Symbols Growing Up

Yesterday Alexandra threw an idea at me that I’d never considered or seen anywhere else before, but which seemed obvious once she mentioned it: That symbols in your dreams can change meaning over time. In the context of our discussion she was specifically talking about learning your own dreams’ language, and then once you move onto the next level, the meanings of objects or people in your dreams can change.

I’m also thinking about that in a wider context today, though, because I had a dream early this morning that might be some sort of lesson in what she was talking about…if I can just figure it out.

Five days ago I had a dream where, among several other things going on, I was meeting some young cousins for the first time (not anyone I know in waking life), including a baby named Gracie, and a toddler, I think Gracie’s sister (whose name I forgot during the dream, and I was too embarrassed to ask). Gracie liked me well enough but her sister adored me for some reason, following me around or wanting me to carry her around everywhere (I ended up mostly carrying her).
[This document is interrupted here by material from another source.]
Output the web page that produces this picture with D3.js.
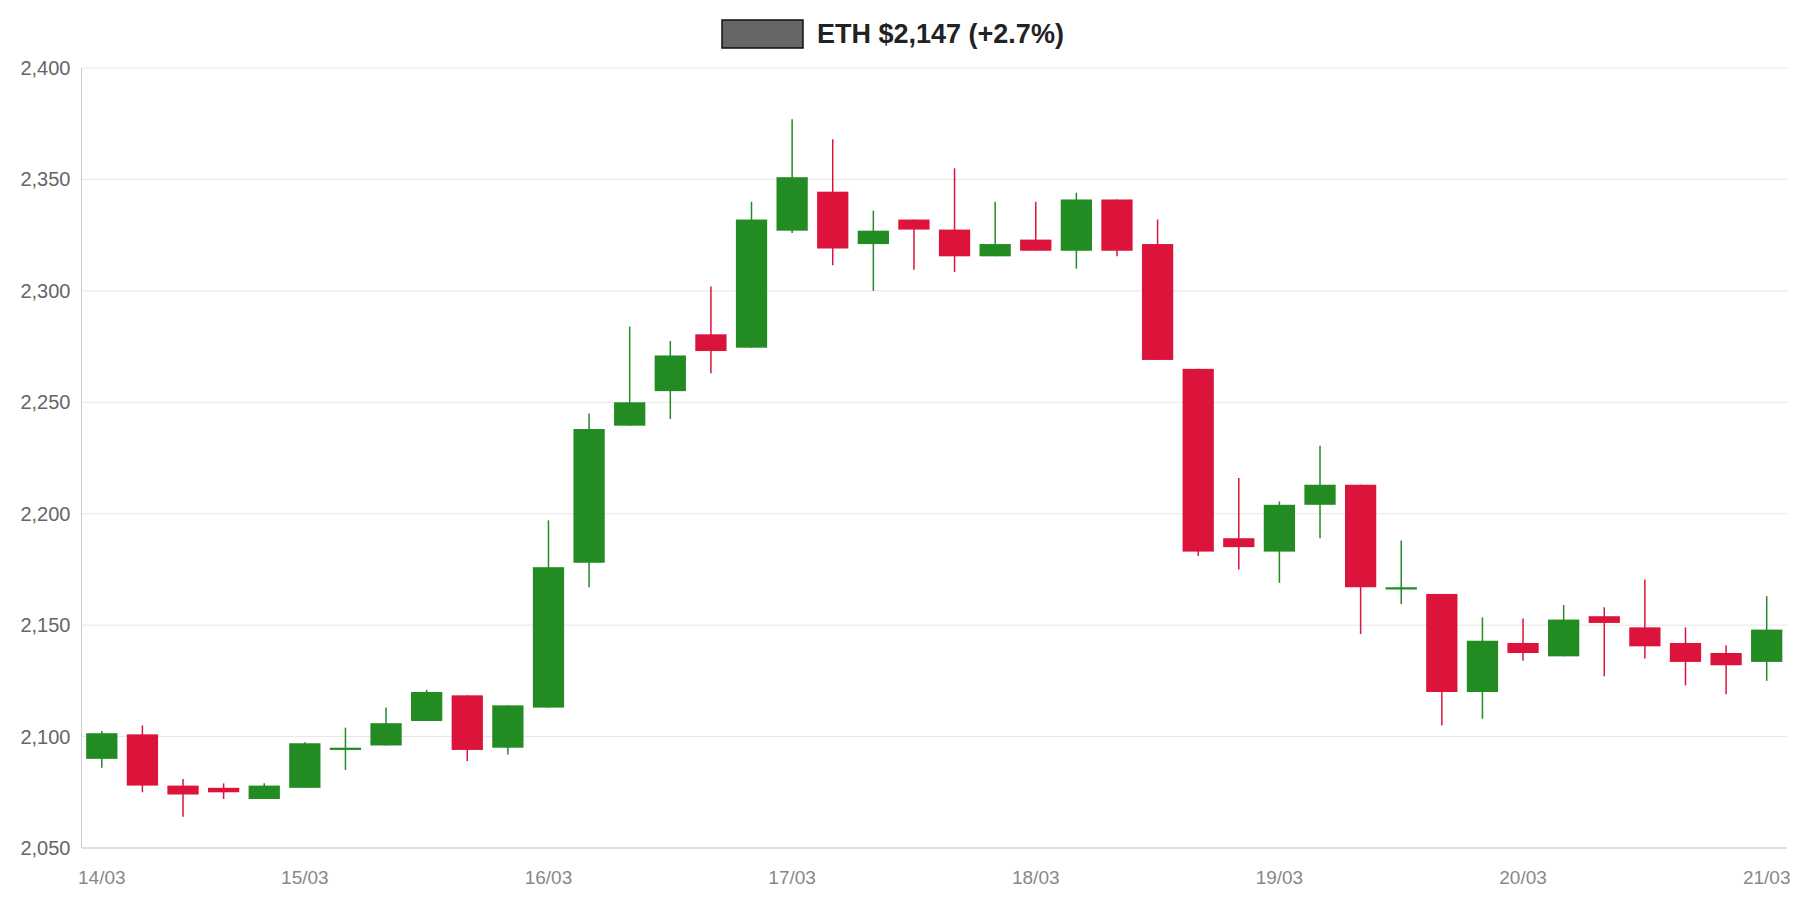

Aside from trying to do my usual dream interpretation – and I was concentrating more on another aspect of the dream that didn’t involve the children – I didn’t think much more about it. But then this morning I had another dream with Gracie and her sister…only this time they were older. The one-time toddler was a teenager, while Gracie was still a kid though hardly a baby anymore. They found me in the dream again – and again, in a gathering of cousins I don’t know in waking life – and once again, the older sister still adored me and spent most of her time with me.

(I did know her name in the dream this time, but forgot it when I woke up – and the dream was vivid enough that I actually feel a little ashamed of myself for not remembering.)

I’ve had things and people who existed only in dreams show up multiple times, but this time was unique in both the short amount of time that it took them to return, as well as how much older they were.

And I’m not quite sure what to make of it yet. Some sources say that children in dreams represent ideas, or something new, or things that are about to come into your life. But if that’s the case here, it seems odd that Gracie and her sister returned so soon and so much older. I really don’t think I’ve made that much progress on – well, anything – in the last five days.

But I do find it interesting that the younger sister’s name was based on grace. Yesterday I was hit with my first wave of depression that I’d suffered in weeks – not a black pit but still deep – so I’m feeling even more than usual that I could use as much grace as I can possibly get.